Problem
Starting at the first line of the listing below, retype each line up to and including the one that contains "type P = [number, number];". Leave pictures out.
____________
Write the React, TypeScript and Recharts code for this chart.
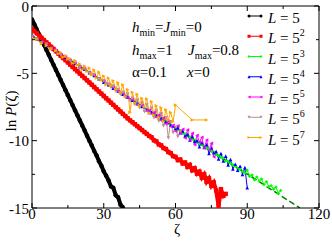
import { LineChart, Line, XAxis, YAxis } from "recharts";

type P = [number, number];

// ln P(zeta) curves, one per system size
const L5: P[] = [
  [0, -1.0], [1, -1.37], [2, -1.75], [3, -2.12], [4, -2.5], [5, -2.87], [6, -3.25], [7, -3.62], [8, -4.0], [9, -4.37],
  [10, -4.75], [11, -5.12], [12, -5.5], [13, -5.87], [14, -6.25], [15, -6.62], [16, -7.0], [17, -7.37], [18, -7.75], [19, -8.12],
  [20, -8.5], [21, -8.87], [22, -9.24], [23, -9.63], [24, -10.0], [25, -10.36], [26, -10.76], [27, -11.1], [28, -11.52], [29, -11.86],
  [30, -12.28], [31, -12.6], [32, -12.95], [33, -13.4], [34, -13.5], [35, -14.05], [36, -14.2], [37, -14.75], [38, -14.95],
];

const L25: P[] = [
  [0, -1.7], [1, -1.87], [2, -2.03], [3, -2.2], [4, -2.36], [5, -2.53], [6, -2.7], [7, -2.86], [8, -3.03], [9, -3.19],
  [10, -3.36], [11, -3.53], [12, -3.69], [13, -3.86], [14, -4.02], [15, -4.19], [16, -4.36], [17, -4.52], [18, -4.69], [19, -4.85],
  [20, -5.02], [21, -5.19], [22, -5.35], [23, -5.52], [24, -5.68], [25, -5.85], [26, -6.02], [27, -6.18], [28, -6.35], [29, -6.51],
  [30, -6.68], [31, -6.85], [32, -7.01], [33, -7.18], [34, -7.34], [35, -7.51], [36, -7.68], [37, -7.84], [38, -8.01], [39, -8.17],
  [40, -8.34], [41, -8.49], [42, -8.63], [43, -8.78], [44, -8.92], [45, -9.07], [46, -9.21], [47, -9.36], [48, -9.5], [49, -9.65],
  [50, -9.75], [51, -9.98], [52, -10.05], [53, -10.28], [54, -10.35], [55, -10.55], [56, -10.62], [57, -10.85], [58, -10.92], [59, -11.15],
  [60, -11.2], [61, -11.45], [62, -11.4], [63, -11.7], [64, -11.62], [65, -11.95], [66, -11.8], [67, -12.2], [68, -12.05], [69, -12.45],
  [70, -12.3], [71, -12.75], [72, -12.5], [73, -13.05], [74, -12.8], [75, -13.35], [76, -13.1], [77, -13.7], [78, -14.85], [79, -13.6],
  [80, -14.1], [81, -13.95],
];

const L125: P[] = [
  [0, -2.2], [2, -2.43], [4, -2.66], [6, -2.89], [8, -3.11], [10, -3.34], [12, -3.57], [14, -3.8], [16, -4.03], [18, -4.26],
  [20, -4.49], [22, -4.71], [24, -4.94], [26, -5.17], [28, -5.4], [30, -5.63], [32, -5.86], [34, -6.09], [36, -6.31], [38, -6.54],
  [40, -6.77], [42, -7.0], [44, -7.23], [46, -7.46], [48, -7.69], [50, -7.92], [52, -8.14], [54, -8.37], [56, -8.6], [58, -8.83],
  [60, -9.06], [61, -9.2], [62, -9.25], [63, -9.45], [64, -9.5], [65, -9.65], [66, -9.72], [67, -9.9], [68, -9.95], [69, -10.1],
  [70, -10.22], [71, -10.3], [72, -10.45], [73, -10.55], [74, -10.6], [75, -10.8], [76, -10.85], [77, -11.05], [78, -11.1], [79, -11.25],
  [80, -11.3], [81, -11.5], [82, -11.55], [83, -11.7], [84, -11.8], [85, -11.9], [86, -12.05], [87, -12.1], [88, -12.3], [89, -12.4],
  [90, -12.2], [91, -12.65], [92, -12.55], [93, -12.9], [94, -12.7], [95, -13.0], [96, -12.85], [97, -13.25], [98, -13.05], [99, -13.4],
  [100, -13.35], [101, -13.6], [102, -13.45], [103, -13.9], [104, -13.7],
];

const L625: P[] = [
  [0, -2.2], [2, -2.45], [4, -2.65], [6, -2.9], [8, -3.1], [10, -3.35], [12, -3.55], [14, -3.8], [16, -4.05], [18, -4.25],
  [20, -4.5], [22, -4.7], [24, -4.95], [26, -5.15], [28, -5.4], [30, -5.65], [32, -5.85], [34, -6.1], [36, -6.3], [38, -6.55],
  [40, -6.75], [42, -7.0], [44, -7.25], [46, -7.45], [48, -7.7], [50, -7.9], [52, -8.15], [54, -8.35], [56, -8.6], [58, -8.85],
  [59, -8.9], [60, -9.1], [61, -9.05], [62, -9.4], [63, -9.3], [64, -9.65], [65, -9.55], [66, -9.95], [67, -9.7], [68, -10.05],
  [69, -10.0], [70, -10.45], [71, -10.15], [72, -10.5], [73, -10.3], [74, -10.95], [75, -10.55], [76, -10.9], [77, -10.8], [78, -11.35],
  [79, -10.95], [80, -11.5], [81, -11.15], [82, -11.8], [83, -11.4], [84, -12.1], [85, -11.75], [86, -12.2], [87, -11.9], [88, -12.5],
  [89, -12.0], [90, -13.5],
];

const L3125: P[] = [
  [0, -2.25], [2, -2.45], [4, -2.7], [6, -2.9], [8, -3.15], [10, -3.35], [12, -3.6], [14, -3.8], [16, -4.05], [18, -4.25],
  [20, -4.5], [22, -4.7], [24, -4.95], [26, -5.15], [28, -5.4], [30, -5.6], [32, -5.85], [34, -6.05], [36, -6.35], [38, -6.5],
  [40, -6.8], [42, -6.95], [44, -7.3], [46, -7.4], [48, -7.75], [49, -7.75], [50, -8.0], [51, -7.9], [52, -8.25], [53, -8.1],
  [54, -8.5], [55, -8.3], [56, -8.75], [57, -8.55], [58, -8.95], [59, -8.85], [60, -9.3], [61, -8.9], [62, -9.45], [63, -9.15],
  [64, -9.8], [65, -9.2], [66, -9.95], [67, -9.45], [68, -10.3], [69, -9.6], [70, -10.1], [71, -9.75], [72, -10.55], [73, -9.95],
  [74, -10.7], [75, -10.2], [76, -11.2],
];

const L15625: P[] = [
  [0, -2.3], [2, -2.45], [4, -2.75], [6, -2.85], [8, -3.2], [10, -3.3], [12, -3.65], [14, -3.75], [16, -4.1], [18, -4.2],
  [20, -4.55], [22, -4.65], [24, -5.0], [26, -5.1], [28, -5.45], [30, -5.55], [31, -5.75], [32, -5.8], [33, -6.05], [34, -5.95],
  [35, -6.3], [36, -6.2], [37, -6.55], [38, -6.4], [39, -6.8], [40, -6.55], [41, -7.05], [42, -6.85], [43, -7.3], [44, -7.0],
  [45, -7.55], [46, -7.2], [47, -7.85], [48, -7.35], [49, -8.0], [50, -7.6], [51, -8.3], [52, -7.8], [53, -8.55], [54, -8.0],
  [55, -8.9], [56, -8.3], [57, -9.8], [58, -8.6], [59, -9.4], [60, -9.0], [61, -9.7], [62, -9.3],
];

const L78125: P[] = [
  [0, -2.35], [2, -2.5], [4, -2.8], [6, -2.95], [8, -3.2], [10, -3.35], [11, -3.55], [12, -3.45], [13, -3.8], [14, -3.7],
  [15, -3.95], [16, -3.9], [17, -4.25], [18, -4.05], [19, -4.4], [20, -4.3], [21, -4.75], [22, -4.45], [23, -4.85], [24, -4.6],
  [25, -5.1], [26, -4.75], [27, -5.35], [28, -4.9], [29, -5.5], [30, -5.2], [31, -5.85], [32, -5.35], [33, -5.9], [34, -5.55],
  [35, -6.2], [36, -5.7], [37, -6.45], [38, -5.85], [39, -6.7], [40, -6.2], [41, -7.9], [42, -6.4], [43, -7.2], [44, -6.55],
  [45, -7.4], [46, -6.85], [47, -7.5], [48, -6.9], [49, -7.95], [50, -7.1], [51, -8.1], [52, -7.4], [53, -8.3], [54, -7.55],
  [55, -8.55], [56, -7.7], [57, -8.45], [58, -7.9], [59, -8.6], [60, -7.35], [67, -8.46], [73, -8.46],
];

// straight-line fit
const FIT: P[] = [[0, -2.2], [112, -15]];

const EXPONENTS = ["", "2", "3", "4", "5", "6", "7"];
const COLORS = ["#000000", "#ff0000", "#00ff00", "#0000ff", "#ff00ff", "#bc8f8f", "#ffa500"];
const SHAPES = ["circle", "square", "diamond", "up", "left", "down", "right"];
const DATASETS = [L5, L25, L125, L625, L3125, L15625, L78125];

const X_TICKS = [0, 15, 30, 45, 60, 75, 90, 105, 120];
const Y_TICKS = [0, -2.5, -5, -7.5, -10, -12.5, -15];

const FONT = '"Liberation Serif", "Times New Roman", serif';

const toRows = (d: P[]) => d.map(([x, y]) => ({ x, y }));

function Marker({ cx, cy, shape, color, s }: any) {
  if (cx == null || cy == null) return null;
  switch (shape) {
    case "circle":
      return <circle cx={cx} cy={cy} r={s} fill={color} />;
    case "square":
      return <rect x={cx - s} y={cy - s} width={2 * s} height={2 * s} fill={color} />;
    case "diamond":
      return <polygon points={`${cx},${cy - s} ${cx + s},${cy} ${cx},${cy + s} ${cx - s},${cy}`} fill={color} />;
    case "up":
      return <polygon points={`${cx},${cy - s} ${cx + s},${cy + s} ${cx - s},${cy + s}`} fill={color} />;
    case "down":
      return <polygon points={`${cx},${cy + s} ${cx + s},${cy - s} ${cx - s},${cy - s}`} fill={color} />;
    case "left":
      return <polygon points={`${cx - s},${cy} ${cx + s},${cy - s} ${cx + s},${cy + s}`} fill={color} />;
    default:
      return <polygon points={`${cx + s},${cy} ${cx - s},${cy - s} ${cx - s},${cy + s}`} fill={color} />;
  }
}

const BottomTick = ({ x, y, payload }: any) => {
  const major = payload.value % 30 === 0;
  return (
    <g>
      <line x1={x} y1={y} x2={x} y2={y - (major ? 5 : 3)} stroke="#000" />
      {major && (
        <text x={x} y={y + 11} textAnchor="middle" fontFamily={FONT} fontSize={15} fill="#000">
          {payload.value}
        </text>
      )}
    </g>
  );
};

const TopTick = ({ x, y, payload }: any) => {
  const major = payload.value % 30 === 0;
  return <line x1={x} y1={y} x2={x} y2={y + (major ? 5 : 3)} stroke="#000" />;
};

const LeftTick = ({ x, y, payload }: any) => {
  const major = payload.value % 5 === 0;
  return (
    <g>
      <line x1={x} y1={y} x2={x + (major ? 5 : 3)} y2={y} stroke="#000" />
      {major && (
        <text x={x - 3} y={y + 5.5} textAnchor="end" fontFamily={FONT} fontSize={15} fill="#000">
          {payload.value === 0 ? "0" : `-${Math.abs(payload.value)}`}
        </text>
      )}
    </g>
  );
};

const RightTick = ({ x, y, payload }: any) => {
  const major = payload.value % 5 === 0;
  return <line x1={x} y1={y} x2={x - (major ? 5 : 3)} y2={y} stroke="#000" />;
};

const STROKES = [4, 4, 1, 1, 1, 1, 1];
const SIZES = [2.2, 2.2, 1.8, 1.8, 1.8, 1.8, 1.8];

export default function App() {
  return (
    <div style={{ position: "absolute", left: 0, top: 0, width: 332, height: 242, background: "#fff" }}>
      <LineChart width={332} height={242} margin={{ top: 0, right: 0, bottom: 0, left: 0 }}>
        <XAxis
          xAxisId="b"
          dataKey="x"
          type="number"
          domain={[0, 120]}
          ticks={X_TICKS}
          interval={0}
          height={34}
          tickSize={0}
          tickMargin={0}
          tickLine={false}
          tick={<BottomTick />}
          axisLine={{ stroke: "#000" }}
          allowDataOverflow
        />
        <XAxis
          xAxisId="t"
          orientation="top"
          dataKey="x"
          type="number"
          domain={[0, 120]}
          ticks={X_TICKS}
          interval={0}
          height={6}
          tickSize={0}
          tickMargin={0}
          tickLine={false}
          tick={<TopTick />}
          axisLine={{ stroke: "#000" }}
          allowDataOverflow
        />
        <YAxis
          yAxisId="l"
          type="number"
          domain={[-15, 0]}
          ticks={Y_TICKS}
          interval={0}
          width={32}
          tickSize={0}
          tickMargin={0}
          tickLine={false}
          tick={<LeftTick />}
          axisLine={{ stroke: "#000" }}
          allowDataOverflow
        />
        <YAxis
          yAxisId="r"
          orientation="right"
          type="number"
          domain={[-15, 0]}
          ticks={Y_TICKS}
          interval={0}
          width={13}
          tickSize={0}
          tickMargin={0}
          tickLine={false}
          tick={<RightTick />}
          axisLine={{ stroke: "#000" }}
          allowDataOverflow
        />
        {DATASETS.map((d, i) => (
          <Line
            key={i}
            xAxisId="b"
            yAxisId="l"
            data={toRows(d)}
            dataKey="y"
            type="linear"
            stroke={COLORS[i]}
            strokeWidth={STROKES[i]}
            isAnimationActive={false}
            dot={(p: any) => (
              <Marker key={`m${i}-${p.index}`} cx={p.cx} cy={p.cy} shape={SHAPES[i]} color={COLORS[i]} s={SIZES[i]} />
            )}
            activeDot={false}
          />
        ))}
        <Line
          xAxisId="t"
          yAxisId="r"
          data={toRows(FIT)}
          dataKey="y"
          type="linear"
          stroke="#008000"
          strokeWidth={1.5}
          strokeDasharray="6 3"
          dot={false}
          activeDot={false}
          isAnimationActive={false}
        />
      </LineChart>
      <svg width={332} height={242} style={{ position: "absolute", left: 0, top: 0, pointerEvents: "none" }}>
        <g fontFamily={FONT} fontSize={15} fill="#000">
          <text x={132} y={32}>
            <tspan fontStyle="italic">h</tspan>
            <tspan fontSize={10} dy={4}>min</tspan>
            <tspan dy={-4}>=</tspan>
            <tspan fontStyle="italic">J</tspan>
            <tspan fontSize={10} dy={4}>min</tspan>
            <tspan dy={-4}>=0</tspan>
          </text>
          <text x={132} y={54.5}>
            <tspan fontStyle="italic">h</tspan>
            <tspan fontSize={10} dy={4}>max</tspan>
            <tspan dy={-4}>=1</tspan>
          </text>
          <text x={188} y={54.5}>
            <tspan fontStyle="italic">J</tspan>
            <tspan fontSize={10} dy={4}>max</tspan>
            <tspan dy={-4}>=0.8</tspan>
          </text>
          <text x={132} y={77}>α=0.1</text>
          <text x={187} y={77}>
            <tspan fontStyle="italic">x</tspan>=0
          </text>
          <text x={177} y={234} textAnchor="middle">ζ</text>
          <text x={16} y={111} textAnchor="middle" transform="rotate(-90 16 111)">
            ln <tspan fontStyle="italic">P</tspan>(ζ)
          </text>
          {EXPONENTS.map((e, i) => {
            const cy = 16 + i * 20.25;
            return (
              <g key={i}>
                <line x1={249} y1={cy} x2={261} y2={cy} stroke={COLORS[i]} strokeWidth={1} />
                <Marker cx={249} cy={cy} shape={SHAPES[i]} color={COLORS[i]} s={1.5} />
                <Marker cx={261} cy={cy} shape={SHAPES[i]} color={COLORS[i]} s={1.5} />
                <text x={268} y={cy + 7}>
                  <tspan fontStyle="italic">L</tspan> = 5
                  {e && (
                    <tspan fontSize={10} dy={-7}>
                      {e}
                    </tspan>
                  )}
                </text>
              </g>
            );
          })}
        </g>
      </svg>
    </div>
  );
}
____________
Problem solution
Write the React, TypeScript and Recharts code for this chart.
import { LineChart, Line, XAxis, YAxis } from "recharts";

type P = [number, number];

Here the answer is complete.